**To be done**
Extract the lines of the material below, beginning with the first and ending with the line that holds "Chart.register(...registerables);". Skip every picture.

* Start Supplied information *

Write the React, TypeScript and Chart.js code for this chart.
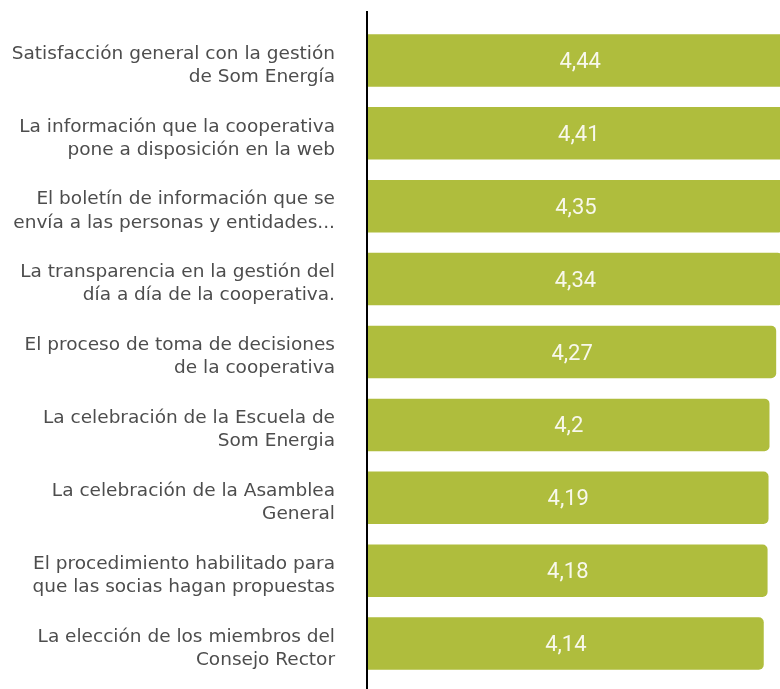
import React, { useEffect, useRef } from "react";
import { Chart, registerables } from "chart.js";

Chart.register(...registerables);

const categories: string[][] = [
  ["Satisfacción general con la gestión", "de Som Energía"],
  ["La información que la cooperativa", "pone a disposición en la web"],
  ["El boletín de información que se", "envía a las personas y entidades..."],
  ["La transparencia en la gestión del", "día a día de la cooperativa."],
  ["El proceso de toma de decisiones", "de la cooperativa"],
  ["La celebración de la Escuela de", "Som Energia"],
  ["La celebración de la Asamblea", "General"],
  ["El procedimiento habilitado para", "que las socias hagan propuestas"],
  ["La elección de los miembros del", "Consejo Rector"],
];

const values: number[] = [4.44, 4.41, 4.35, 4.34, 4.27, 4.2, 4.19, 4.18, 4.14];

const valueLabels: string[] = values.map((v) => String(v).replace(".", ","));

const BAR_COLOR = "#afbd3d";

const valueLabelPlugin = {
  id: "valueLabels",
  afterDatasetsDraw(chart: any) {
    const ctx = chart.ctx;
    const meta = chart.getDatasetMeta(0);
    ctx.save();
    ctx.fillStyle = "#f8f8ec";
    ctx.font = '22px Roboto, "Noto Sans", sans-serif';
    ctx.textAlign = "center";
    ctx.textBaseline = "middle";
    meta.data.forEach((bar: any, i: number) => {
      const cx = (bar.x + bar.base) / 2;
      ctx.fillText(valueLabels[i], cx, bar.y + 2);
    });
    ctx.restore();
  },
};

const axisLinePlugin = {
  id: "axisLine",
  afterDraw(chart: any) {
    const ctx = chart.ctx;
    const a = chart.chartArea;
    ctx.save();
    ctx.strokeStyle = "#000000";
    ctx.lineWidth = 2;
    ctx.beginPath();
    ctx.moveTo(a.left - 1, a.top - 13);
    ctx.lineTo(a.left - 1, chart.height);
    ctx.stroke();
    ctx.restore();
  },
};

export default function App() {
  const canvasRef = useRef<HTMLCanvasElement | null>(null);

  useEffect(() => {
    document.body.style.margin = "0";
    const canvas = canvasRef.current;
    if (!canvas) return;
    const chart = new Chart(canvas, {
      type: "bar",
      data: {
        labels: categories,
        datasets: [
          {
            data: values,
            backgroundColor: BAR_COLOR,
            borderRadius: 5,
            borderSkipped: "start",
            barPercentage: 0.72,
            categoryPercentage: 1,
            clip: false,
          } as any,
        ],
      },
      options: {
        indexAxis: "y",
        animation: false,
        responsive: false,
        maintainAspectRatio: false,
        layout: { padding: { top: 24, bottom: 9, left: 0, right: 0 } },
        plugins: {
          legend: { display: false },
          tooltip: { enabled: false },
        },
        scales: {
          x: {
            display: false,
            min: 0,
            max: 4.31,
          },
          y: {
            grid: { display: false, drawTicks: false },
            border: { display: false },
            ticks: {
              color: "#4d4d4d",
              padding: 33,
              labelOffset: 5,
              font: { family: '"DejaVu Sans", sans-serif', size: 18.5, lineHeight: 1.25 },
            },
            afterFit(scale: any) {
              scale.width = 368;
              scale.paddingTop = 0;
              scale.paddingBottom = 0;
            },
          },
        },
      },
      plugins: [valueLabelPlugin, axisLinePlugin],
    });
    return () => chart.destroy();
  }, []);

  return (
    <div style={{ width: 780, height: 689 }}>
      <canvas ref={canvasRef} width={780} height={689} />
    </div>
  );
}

* End Supplied information *

**Expected output**
Write the React, TypeScript and Chart.js code for this chart.
import React, { useEffect, useRef } from "react";
import { Chart, registerables } from "chart.js";

Chart.register(...registerables);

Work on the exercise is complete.